>> begin RAW RECORDS

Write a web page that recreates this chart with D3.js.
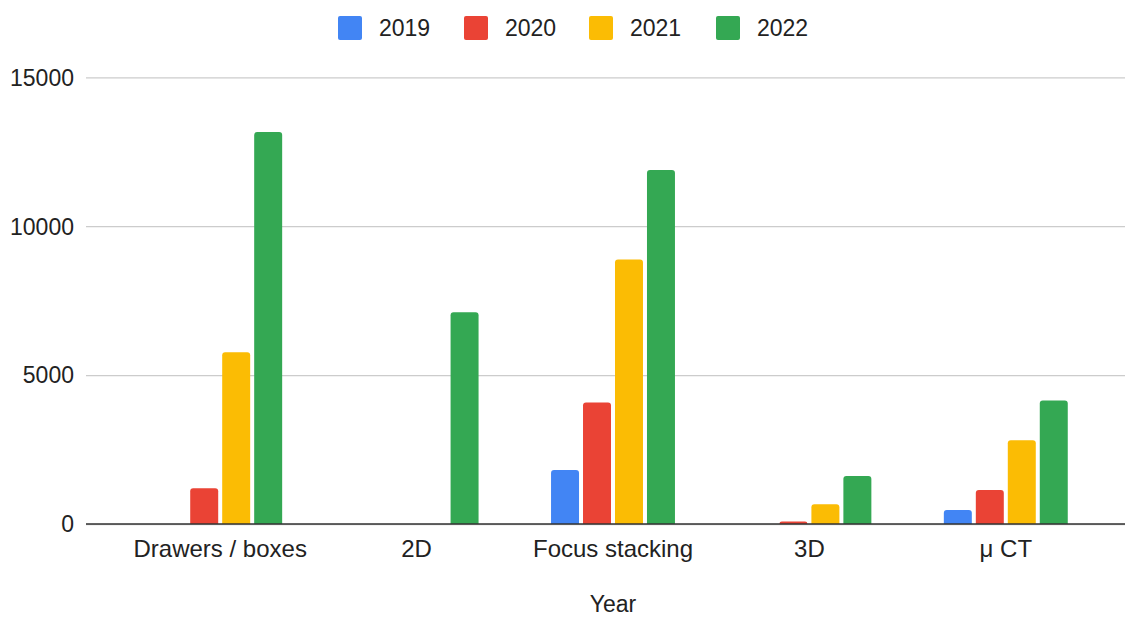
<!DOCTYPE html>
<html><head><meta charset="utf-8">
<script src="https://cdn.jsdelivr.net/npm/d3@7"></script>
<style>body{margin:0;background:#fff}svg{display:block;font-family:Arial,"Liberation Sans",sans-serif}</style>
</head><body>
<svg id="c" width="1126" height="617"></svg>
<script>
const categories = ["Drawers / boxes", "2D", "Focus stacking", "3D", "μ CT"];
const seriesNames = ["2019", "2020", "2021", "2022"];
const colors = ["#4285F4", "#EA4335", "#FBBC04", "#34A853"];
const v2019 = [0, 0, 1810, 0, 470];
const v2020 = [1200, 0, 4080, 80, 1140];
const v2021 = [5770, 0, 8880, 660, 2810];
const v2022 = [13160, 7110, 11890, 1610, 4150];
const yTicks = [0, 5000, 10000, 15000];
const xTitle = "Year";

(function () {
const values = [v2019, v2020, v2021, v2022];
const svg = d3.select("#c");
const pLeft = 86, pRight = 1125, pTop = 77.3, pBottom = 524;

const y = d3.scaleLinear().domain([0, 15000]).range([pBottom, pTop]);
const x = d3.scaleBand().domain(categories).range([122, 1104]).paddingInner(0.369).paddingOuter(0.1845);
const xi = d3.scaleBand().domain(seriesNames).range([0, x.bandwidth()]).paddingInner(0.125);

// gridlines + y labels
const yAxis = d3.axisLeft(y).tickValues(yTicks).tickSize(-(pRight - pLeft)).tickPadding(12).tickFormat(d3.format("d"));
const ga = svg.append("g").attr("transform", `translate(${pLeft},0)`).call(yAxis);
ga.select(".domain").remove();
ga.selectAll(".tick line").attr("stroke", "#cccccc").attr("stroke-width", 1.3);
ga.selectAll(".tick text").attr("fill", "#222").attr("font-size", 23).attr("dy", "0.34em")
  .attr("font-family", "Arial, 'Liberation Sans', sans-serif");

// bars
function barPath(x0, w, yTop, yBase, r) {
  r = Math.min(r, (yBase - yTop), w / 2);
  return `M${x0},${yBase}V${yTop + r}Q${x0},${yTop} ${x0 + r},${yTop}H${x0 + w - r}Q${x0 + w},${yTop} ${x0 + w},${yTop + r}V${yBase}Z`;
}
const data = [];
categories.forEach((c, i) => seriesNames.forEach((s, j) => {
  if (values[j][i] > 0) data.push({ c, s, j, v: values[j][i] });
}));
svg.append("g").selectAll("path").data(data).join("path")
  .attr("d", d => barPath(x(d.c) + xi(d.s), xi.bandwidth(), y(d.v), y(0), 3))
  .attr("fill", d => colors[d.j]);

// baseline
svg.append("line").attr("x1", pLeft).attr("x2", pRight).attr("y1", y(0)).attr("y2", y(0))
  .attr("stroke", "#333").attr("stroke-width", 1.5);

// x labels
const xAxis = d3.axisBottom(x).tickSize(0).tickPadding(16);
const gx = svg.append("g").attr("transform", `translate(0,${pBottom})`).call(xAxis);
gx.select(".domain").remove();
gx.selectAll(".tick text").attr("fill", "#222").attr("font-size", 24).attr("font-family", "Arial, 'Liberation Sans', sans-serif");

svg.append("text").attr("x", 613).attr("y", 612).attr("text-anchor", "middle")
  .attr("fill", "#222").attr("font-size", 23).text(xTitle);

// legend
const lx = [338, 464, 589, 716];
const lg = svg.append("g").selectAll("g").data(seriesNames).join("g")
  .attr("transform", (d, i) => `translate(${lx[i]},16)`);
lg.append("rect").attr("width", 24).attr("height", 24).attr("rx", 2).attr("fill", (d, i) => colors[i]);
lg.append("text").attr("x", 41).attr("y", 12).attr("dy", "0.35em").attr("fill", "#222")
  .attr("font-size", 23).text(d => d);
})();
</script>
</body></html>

>> end RAW RECORDS
>> begin RAW RECORDS

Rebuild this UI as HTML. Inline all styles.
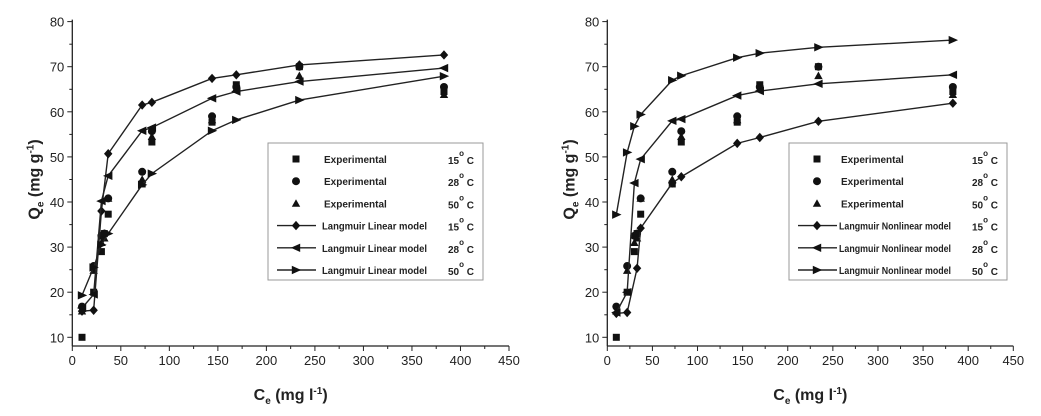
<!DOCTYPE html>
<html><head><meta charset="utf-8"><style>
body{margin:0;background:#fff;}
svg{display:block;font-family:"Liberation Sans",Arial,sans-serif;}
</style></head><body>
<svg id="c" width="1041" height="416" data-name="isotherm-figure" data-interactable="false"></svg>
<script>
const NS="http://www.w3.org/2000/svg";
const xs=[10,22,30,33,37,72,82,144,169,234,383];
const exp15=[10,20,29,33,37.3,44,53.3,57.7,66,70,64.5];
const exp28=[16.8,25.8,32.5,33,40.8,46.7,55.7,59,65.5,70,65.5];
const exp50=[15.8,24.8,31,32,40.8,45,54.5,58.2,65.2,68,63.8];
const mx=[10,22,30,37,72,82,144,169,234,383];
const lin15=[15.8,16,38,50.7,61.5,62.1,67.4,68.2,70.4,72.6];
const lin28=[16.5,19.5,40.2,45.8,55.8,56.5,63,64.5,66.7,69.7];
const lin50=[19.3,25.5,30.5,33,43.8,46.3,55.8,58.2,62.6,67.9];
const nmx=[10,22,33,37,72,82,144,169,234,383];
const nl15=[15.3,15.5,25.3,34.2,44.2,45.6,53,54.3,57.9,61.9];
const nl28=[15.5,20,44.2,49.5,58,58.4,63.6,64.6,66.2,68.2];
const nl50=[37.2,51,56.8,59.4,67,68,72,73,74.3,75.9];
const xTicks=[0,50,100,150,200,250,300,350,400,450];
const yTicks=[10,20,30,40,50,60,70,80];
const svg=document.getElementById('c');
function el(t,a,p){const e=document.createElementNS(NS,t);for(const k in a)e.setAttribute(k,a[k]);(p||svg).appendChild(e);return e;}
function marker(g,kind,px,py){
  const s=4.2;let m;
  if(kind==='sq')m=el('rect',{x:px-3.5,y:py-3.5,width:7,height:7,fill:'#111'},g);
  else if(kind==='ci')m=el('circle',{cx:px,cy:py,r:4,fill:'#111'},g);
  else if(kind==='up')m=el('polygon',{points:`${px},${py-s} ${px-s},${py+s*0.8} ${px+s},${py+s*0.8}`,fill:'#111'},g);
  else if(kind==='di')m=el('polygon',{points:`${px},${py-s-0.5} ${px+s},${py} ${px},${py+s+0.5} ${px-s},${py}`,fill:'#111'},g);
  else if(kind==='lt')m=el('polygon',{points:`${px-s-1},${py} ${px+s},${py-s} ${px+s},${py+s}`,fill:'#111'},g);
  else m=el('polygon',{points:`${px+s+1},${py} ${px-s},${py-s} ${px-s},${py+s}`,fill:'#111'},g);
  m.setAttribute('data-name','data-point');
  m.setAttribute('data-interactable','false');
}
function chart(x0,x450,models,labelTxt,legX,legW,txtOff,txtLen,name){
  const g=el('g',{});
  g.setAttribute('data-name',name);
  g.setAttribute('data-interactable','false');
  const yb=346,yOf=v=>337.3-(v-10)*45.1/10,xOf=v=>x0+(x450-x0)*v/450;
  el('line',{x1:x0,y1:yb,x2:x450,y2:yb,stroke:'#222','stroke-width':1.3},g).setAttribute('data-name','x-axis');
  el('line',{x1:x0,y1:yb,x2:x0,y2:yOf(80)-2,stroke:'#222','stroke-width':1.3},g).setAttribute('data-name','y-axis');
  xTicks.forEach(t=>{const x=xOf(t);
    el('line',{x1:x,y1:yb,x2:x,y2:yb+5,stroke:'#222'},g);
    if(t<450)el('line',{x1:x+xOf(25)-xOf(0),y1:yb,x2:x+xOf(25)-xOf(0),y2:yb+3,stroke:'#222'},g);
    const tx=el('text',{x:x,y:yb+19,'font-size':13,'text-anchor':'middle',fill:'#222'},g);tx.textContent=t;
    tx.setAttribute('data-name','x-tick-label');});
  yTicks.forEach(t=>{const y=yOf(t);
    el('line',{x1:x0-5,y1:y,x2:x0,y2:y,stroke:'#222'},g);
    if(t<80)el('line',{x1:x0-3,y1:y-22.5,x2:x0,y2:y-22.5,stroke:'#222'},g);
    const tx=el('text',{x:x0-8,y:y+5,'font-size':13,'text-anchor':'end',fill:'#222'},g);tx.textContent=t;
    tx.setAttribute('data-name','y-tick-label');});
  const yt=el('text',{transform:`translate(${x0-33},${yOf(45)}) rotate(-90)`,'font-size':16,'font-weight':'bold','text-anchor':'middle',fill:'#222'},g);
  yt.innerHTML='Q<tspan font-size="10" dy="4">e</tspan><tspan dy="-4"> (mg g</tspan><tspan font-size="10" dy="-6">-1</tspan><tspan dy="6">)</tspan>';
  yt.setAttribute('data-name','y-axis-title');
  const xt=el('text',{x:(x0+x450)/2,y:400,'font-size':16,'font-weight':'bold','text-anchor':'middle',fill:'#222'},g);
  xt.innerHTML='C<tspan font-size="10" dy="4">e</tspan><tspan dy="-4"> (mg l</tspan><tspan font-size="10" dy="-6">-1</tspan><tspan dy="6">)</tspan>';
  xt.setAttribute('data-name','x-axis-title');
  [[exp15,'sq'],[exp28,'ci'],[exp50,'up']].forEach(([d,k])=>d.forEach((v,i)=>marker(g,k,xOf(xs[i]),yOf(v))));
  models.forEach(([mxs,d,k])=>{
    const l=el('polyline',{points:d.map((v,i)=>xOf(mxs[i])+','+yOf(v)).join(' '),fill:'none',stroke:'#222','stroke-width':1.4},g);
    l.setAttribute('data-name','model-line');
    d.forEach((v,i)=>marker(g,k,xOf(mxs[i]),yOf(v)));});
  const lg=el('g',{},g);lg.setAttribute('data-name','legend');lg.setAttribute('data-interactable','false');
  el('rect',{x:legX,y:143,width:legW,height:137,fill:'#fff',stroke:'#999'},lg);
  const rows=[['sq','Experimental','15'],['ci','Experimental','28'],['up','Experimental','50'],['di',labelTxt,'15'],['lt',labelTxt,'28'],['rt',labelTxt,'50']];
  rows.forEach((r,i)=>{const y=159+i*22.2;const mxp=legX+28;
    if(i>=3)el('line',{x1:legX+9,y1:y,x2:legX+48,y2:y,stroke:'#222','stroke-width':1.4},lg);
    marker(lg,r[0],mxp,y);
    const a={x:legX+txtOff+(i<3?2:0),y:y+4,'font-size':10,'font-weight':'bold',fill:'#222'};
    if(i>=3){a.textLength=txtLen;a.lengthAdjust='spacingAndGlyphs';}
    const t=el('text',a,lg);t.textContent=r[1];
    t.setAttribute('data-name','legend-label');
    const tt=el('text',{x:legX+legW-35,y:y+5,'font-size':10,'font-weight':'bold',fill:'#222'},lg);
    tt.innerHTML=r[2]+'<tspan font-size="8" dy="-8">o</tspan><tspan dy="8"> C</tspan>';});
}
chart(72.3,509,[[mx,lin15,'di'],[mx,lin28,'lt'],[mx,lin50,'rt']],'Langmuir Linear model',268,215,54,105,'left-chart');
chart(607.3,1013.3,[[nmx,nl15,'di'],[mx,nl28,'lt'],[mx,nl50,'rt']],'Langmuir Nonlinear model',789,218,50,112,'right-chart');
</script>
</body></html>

>> end RAW RECORDS

> **EXERCISE PROMPT**
Exclude any pictures, and restate word for word the lines from the one containing "Write a web" through the one containing "const pLeft = 86, pRight", both included.

> **PROBLEM SOLUTION**
Write a web page that recreates this chart with D3.js.
<!DOCTYPE html>
<html><head><meta charset="utf-8">
<script src="https://cdn.jsdelivr.net/npm/d3@7"></script>
<style>body{margin:0;background:#fff}svg{display:block;font-family:Arial,"Liberation Sans",sans-serif}</style>
</head><body>
<svg id="c" width="1126" height="617"></svg>
<script>
const categories = ["Drawers / boxes", "2D", "Focus stacking", "3D", "μ CT"];
const seriesNames = ["2019", "2020", "2021", "2022"];
const colors = ["#4285F4", "#EA4335", "#FBBC04", "#34A853"];
const v2019 = [0, 0, 1810, 0, 470];
const v2020 = [1200, 0, 4080, 80, 1140];
const v2021 = [5770, 0, 8880, 660, 2810];
const v2022 = [13160, 7110, 11890, 1610, 4150];
const yTicks = [0, 5000, 10000, 15000];
const xTitle = "Year";

(function () {
const values = [v2019, v2020, v2021, v2022];
const svg = d3.select("#c");
const pLeft = 86, pRight = 1125, pTop = 77.3, pBottom = 524;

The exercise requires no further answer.